Pastor Curtis Privette started the service with a question: “I have some notes written by Don—may I use his name?”
“Call him Varmitt,” a woman answered.
They were referring to Donald Charles Watts Jr., or “Varmitt,” as friends called him. He died in a downtown alley last month after succumbing to freezing temperatures. On May 1, a few dozen of Varmitt’s friends boarded a rented school bus and rode out to the Sunset Memorial Funeral Home to say goodbye.
“Varmitt wasn’t much for conforming,” one man said.

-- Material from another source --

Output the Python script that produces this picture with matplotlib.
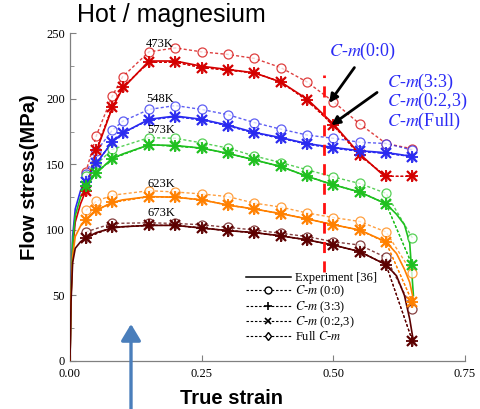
import numpy as np
import matplotlib
matplotlib.use('Agg')
import matplotlib.pyplot as plt
from matplotlib.lines import Line2D

plt.rcParams['font.family'] = 'Liberation Serif'
plt.rcParams['mathtext.fontset'] = 'stix'

# Points where the model markers sit (true strain)
strain = [0.03, 0.05, 0.08, 0.10, 0.15, 0.20, 0.25, 0.30, 0.35, 0.40, 0.45, 0.50, 0.55, 0.60, 0.65]
nan = np.nan

# C-m (0:0) -> open circles
cm00_473 = [144, 172, 202, 217, 236, 239, 236, 234, 231, 224, 213, 198, 181, 166, 162]
cm00_548 = [143, 160, 176, 183, 192, 195, 192, 188, 182, 177, 172.5, 170, 167, 166, 161]
cm00_573 = [141, 150, 161.5, nan, 170.5, 170, 166.5, 162.5, 156.5, 151.5, 146, 140.5, 135.5, 128, 94]
cm00_623 = [115, 122, 126.5, nan, 130, 129, 127.5, 125.5, 120.5, 117.5, 113, 109.5, 106.5, 98.5, 67]
cm00_673 = [98.5, nan, 105, nan, 105.5, 105, 104, 102, 100, 97.5, 95, 91, 88.5, 79, 39.5]

# C-m (3:3), C-m (0:2,3), Full C-m -> practically on top of each other
fit_473 = [130, 161, 194, 209, 228, 228, 224, 222, 220, 213, 199, 180, 157, 141, 141]
fit_548 = [137, 151, 167, 174, 184, 186.5, 184, 179.5, 174, 170, 165.5, 162.5, 160, 158.5, 156]
fit_573 = [133.5, 143.5, 154.5, nan, 165, 164, 162.5, 158.5, 153.5, 148.5, 141, 134.5, 129, 120, 73]
fit_623 = [108, 115, 121, nan, 125.5, 125, 123, 119, 116, 112.5, 108.5, 104, 100, 90.5, 45]
fit_673 = [94, nan, 102, nan, 103.5, 103.5, 101.5, 99.5, 98, 95.5, 92.5, 88.5, 83.5, 73.5, 15.5]

# Experiment [36]
exp_strain = [0, 0.002, 0.005, 0.01, 0.02, 0.03, 0.05, 0.08, 0.10, 0.15, 0.20, 0.25,
              0.30, 0.35, 0.40, 0.45, 0.50, 0.55, 0.60, 0.62, 0.635, 0.645, 0.652]
exp_473 = [0, 50, 85, 106, 120, 130, 160, 193, 208, 229, 229, 225,
           222.5, 220, 213, 200, 181, 158, 140, nan, nan, nan, nan]
exp_548 = [0, 55, 95, 116, 130, 138, 151, 167, 174, 184.5, 187, 184.5,
           180, 174.5, 170.5, 166, 163, 160.5, 159, 158, 157, 157, 156]
exp_573 = [0, 50, 90, 111, 125, 133, 143.5, 154.5, 158, 165, 164.5, 162.5,
           158.5, 153.5, 148.5, 141, 134.5, 129, 120, 112, 104, 90, 50]
exp_623 = [0, 50, 80, 95, 103, 108, 115, 121, 123, 125.5, 125, 123,
           119, 116, 112.5, 108.5, 104, 100, 91, 82, 70, 60, 47]
exp_673 = [0, 45, 75, 86, 91, 94, 98, 101.5, 102.5, 103.5, 103.5, 101.5,
           99.5, 98, 95.5, 92.5, 88.5, 83.5, 73.5, 65, 50, 32, 15]

temps = ['473K', '548K', '573K', '623K', '673K']
colors = ['#d40000', '#2a2af0', '#1fc01f', '#ff8000', '#5c0000']
label_xy = [(0.17, 242), (0.172, 200), (0.174, 176), (0.174, 135), (0.174, 113)]

cm00_all = [cm00_473, cm00_548, cm00_573, cm00_623, cm00_673]
fit_all = [fit_473, fit_548, fit_573, fit_623, fit_673]
exp_all = [exp_473, exp_548, exp_573, exp_623, exp_673]

fig = plt.figure(figsize=(4.8, 4.09), dpi=100)
ax = fig.add_axes([0.1458, 0.1174, 0.823, 0.8007])

dash = (0, (2.2, 1.6))
xs = np.array(strain)
xe = np.array(exp_strain)
for c, e, m00, fit, t, (tx, ty) in zip(colors, exp_all, cm00_all, fit_all, temps, label_xy):
    e = np.array(e, float)
    ok = ~np.isnan(e)
    ax.plot(xe[ok], e[ok], '-', color=c, lw=1.2, zorder=3)

    m00 = np.array(m00, float)
    ok = ~np.isnan(m00)
    ax.plot(xs[ok], m00[ok], color=c, ls=dash, lw=1.0, alpha=0.75,
            marker='o', ms=6.5, mfc='white', mec=c, mew=0.9, zorder=4)

    fit = np.array(fit, float)
    ok = ~np.isnan(fit)
    ax.plot(xs[ok], fit[ok], color=c, ls=dash, lw=0.9, marker='+', ms=8, mew=1.3, zorder=5)
    ax.plot(xs[ok], fit[ok], color=c, ls=dash, lw=0.9, marker='x', ms=6.5, mew=1.6, zorder=5)
    ax.plot(xs[ok], fit[ok], color=c, ls='none', marker='d', ms=5, mfc='none',
            mec=c, mew=0.8, alpha=0.6, zorder=5)

    ax.text(tx, ty, t, fontsize=9, ha='center', va='center', zorder=6)

# red dashed reference line and callouts
ax.plot([0.483, 0.483], [68, 218], color='#ff1010', ls=(0, (4, 3)), lw=2, zorder=6)
ax.annotate('', xy=(0.492, 197), xytext=(0.54, 224),
            arrowprops=dict(arrowstyle='-|>,head_length=0.5,head_width=0.25',
                            color='black', lw=2, shrinkA=0, shrinkB=0), zorder=7)
ax.annotate('', xy=(0.496, 180), xytext=(0.583, 205),
            arrowprops=dict(arrowstyle='-|>,head_length=0.5,head_width=0.25',
                            color='black', lw=2, shrinkA=0, shrinkB=0), zorder=7)
blue = '#2b2bf5'
ax.text(0.555, 236, '$C$-$m$(0:0)', color=blue, fontsize=13, ha='center', va='center')
ax.text(0.602, 213, '$C$-$m$(3:3)', color=blue, fontsize=13, ha='left', va='center')
ax.text(0.602, 198, '$C$-$m$(0:2,3)', color=blue, fontsize=13, ha='left', va='center')
ax.text(0.602, 183, '$C$-$m$(Full)', color=blue, fontsize=13, ha='left', va='center')

# legend (black proxies)
handles = [
    Line2D([], [], color='black', lw=1.1),
    Line2D([], [], color='black', ls=dash, lw=0.8, marker='o', ms=5, mfc='white'),
    Line2D([], [], color='black', ls=dash, lw=0.8, marker='+', ms=6, mew=1.2),
    Line2D([], [], color='black', ls=dash, lw=0.8, marker='x', ms=5, mew=1.2),
    Line2D([], [], color='black', ls=dash, lw=0.8, marker='d', ms=4.5, mfc='white'),
]
labels = ['Experiment [36]', '$C$-$m$ (0:0)', '$C$-$m$ (3:3)', '$C$-$m$ (0:2,3)', 'Full $C$-$m$']
ax.legend(handles, labels, loc='upper left', bbox_to_anchor=(0.445, 0.272), frameon=False,
          fontsize=9, handlelength=3.6, handletextpad=0.3, labelspacing=0.0,
          borderpad=0, borderaxespad=0, numpoints=1)

ax.set_xlim(0, 0.75)
ax.set_ylim(0, 250)
ax.set_xticks([0, 0.25, 0.5, 0.75])
ax.set_xticklabels(['0.00', '0.25', '0.50', '0.75'])
ax.set_yticks([0, 50, 100, 150, 200, 250])
ax.set_yticks(np.arange(25, 250, 50), minor=True)
ax.tick_params(direction='in', length=4, width=0.8, color='#808080', labelsize=9)
ax.tick_params(axis='y', which='minor', direction='in', length=3, color='#808080')
ax.tick_params(axis='x', pad=5)
for s in ['top', 'right']:
    ax.spines[s].set_visible(False)
for s in ['left', 'bottom']:
    ax.spines[s].set_color('#808080')
    ax.spines[s].set_linewidth(0.9)

ax.set_xlabel('True strain', fontsize=14.5, fontweight='bold', family='Liberation Sans')
ax.xaxis.set_label_coords(0.41, -0.085)
ax.set_ylabel('Flow stress(MPa)', fontsize=14.5, fontweight='bold', family='Liberation Sans')
ax.yaxis.set_label_coords(-0.078, 0.562)
fig.text(0.16, 0.963, 'Hot / magnesium', fontsize=18, family='Liberation Sans', va='center')

# blue arrow at the bottom
fig.add_artist(matplotlib.patches.FancyArrowPatch(
    (131 / 480, 0.0), (131 / 480, 1 - 324 / 409), transform=fig.transFigure,
    arrowstyle='-|>,head_length=10,head_width=6', color='#4a7ebb', lw=2.4,
    shrinkA=0, shrinkB=0, mutation_scale=1))

fig.savefig('out.png', dpi=100)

He mentioned Varmitt’s preference for sleeping on the cold pavement with his dogs, Bear and Socks, rather than leave them outside while he slept in the Poverello Center. Another friend laughed as he remembered a story he’d read about Varmitt shortly after his death that described him as a peaceful man.
“Varmitt loved a good scrap,” he remembered. “If he saw someone picking on someone weaker, he’d stand up.”
More than one person said Varmitt had saved their life. One woman said he once pulled her wheelchair out of a snowdrift. If he hadn’t, “I’d probably be in his position,” she said.
Pastor Privette finished the service with Psalm 23. Fitting, he said, for a man who loved the outdoors. And then, Privette asked for a moment of silence. The only sound was the occasional sniffle. As Varmitt’s friends passed the casket, one man tied a black handkerchief to the casket and another man rubbed it once, said, “See ya there, brother,” and turned away.